I find it depressing to post here these days. Last week Case went home for two nights and one full day. Then we were transported by ambulance to Children's in Dallas to have another chest tube put in. His leaking lymph system (no better way to put it) just won't heal.
On Thursday or Friday he will have a catheter (a huge central line coming out of the skin) placed on his right chest side in preparation for stem cell collection. He will be hooked up to a machine that takes his blood out, separates the stem cells, then puts the blood back in.

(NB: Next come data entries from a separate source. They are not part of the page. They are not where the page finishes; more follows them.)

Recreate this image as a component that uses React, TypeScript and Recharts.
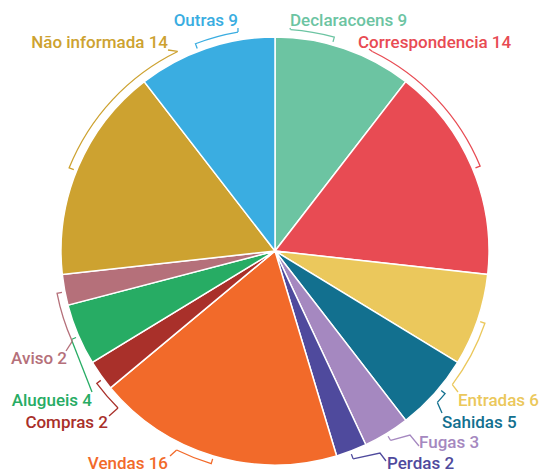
import React from 'react';
import { PieChart, Pie, Cell } from 'recharts';

const CATEGORIES = [
  'Declaracoens',
  'Correspondencia',
  'Entradas',
  'Sahidas',
  'Fugas',
  'Perdas',
  'Vendas',
  'Compras',
  'Alugueis',
  'Aviso',
  'Não informada',
  'Outras',
];

const VALUES = [9, 14, 6, 5, 3, 2, 16, 2, 4, 2, 14, 9];

const COLORS = [
  '#6cc4a2',
  '#e84b53',
  '#ebc85c',
  '#12708f',
  '#a588c0',
  '#4f4a9d',
  '#f26a2a',
  '#a9302a',
  '#27ac64',
  '#b5707a',
  '#cda230',
  '#3aade1',
];

// label placement: bracket angles (deg clockwise from top; a1 = leader end, a2 = tick end),
// text position/anchor, optional elbow and leader attach point
type Layout = {
  a1: number;
  a2: number;
  tx: number;
  ty: number;
  anchor: 'start' | 'end';
  via?: [number, number];
  to: [number, number];
};

const LABEL_LAYOUT: Record<string, Layout> = {
  Declaracoens: { a1: 4, a2: 15.5, tx: 290, ty: 20, anchor: 'start', to: [290, 28] },
  Correspondencia: { a1: 26, a2: 67.5, tx: 358, ty: 42, anchor: 'start', to: [369, 49] },
  Entradas: { a1: 127, a2: 109, tx: 458, ty: 400, anchor: 'start', to: [458, 392] },
  Sahidas: { a1: 133, a2: 130, tx: 442, ty: 422, anchor: 'start', to: [442, 413] },
  Fugas: { a1: 148.6, a2: 148.6, tx: 419, ty: 442, anchor: 'start', via: [410, 435], to: [419, 446] },
  Perdas: { a1: 159.4, a2: 159.4, tx: 387, ty: 463, anchor: 'start', via: [380, 453], to: [386, 461] },
  Vendas: { a1: 206.3, a2: 196.7, tx: 168, ty: 463, anchor: 'end', to: [170, 456] },
  Compras: { a1: 225, a2: 233.4, tx: 108, ty: 422, anchor: 'end', to: [109, 416] },
  Alugueis: { a1: 246.5, a2: 246.5, tx: 92, ty: 400, anchor: 'end', to: [92, 392] },
  Aviso: { a1: 246, a2: 259, tx: 67, ty: 358, anchor: 'end', to: [66, 351] },
  'Não informada': { a1: 334, a2: 292, tx: 168, ty: 42, anchor: 'end', to: [168, 50] },
  Outras: { a1: 350.4, a2: 339, tx: 238, ty: 20, anchor: 'end', to: [238, 28] },
};

const CX = 275;
const CY = 251;
const RADIUS = 214;

const chartData = CATEGORIES.map((name, i) => ({ name, value: VALUES[i] }));

function renderLabel(props: any) {
  const cx = Number(props.cx ?? CX);
  const cy = Number(props.cy ?? CY);
  const outerRadius = Number(props.outerRadius ?? RADIUS);
  const index = props.index as number;
  const name = CATEGORIES[index];
  const lay = LABEL_LAYOUT[name];
  const color = COLORS[index];
  if (!lay) return null;

  const rb = outerRadius + 8;
  const rt = outerRadius + 3;
  const pt = (a: number, r: number) => [
    cx + r * Math.sin((a * Math.PI) / 180),
    cy - r * Math.cos((a * Math.PI) / 180),
  ];

  const [x1, y1] = pt(lay.a1, rb);
  const [x2, y2] = pt(lay.a2, rb);
  const [xt, yt] = pt(lay.a2, rt);
  const sweep = lay.a2 > lay.a1 ? 1 : 0;

  let d = `M${x1},${y1}`;
  if (lay.a1 !== lay.a2) d += ` A${rb},${rb} 0 0 ${sweep} ${x2},${y2}`;
  d += ` L${xt},${yt}`;
  let leader = `M${x1},${y1}`;
  if (lay.via) leader += ` L${lay.via[0]},${lay.via[1]}`;
  leader += ` L${lay.to[0]},${lay.to[1]}`;

  return (
    <g key={`label-${index}`}>
      <path d={d} fill="none" stroke={color} strokeWidth={1.3} />
      <path d={leader} fill="none" stroke={color} strokeWidth={1.3} />
      <text
        x={lay.tx}
        y={lay.ty}
        textAnchor={lay.anchor}
        dominantBaseline="central"
        fill={color}
        fontFamily="Roboto, 'Noto Sans', sans-serif"
        fontWeight={500}
        fontSize={17}
      >
        {`${name} ${VALUES[index]}`}
      </text>
    </g>
  );
}

export default function App() {
  return (
    <div style={{ position: 'absolute', left: 0, top: 0, width: 545, height: 473, background: '#fff' }}>
      <PieChart width={545} height={473} margin={{ top: 0, right: 0, bottom: 0, left: 0 }}>
        <Pie
          data={chartData}
          dataKey="value"
          nameKey="name"
          cx={CX}
          cy={CY}
          outerRadius={RADIUS}
          startAngle={90}
          endAngle={-270}
          stroke="#ffffff"
          strokeWidth={1.5}
          label={renderLabel}
          labelLine={false}
          isAnimationActive={false}
        >
          {chartData.map((entry, index) => (
            <Cell key={`cell-${index}`} fill={COLORS[index]} />
          ))}
        </Pie>
      </PieChart>
    </div>
  );
}
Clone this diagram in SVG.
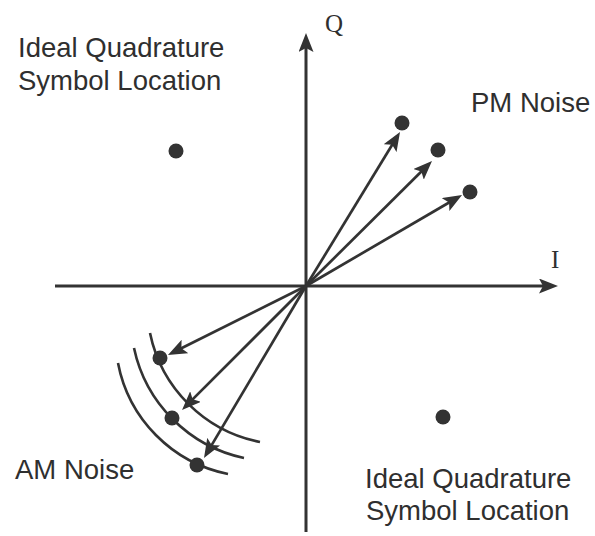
<svg xmlns="http://www.w3.org/2000/svg" width="595" height="536" viewBox="0 0 595 536">
  <style>
    .txt { font-family: "Liberation Sans", Arial, sans-serif; font-size: 27.5px; fill: #2f2f2f; }
    .axlbl { font-family: "Liberation Serif", "Times New Roman", serif; font-size: 25px; fill: #2f2f2f; }
    .line { stroke: #333333; stroke-width: 3; fill: none; }
    .vec { stroke: #333333; stroke-width: 2.7; fill: none; marker-end: url(#ah); }
    .arc { stroke: #333333; stroke-width: 2.6; fill: none; }
    .dot { fill: #333333; }
  </style>
  <defs>
    <marker id="ah" viewBox="0 0 19 15" refX="9" refY="7.5" markerWidth="19" markerHeight="15" markerUnits="userSpaceOnUse" orient="auto">
      <path d="M0,0 L19,7.5 L0,15 L4,7.5 Z" fill="#333333"/>
    </marker>
  </defs>
  <rect width="595" height="536" fill="#ffffff"/>

  <g id="axes">
    <path class="line" d="M55,286 L548,286" marker-end="url(#ah)"/>
    <path class="line" d="M306,532 L306,43" marker-end="url(#ah)"/>
    <text class="axlbl" x="325" y="32">Q</text>
    <text class="axlbl" x="551" y="268">I</text>
  </g>

  <g id="am-arcs">
    <path class="arc" d="M150,333 A140,140 0 0 0 260,442"/>
    <path class="arc" d="M134,348 A143,143 0 0 0 244,458"/>
    <path class="arc" d="M118,363 A140,140 0 0 0 228,474"/>
  </g>

  <g id="connectors">
    <path class="vec" d="M306,286 L394.8,140.5"/>
    <path class="vec" d="M306,286 L424.9,168.0"/>
    <path class="vec" d="M306,286 L453.4,200.0"/>
    <path class="vec" d="M306,286 L176.9,350.5"/>
    <path class="vec" d="M306,286 L189.1,402.9"/>
    <path class="vec" d="M306,286 L209.1,449.4"/>
  </g>

  <g id="pm-points">
    <circle class="dot" cx="402" cy="123" r="7.5"/>
    <circle class="dot" cx="438" cy="150" r="7.5"/>
    <circle class="dot" cx="470" cy="192" r="7.5"/>
  </g>

  <g id="am-points">
    <circle class="dot" cx="160" cy="358" r="7.5"/>
    <circle class="dot" cx="172" cy="418" r="7.5"/>
    <circle class="dot" cx="197" cy="465" r="7.5"/>
  </g>

  <g id="ideal-top-left">
    <circle class="dot" cx="176" cy="151" r="7.5"/>
    <text class="txt" x="18" y="57">Ideal Quadrature</text>
    <text class="txt" x="18" y="90">Symbol Location</text>
  </g>

  <g id="ideal-bottom-right">
    <circle class="dot" cx="443" cy="417" r="7.5"/>
    <text class="txt" x="365" y="488">Ideal Quadrature</text>
    <text class="txt" x="366" y="520">Symbol Location</text>
  </g>

  <g id="pm-label">
    <text class="txt" x="471" y="112">PM Noise</text>
  </g>

  <g id="am-label">
    <text class="txt" x="15" y="479">AM Noise</text>
  </g>
</svg>
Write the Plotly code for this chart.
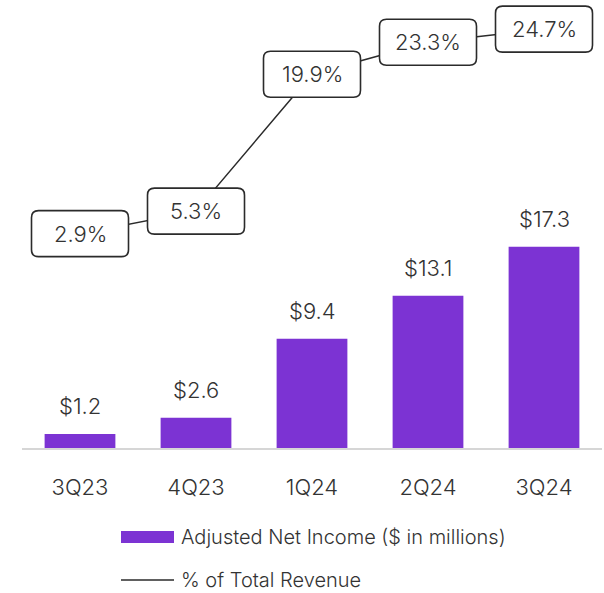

After several days of that, he will be done and he will start another round of chemo. Only this time the chemo is so strong it will destroy his bone marrow... Hence the need for his own stem cell transplant as a way for his body to grow his bone marrow back. It all seems very counterintuitive to give his body back his own cancer-diseased bone marrow, but that's the way it's done. "usually" the cancer doesn't regenerate in the marrow... Um, sure hope not.
It's all very depressing, seeing as how the truth of the situation leaves us inpatient for weeks and weeks to come. I miss Graydon and my house, and my husband! A family of four, what's that? I miss the old Case that babbled and wanted to play or walk. He is so lethargic and literally lays in bed all day long, not needing or wanting interaction.
We have a long, long road ahead of us. There you have it.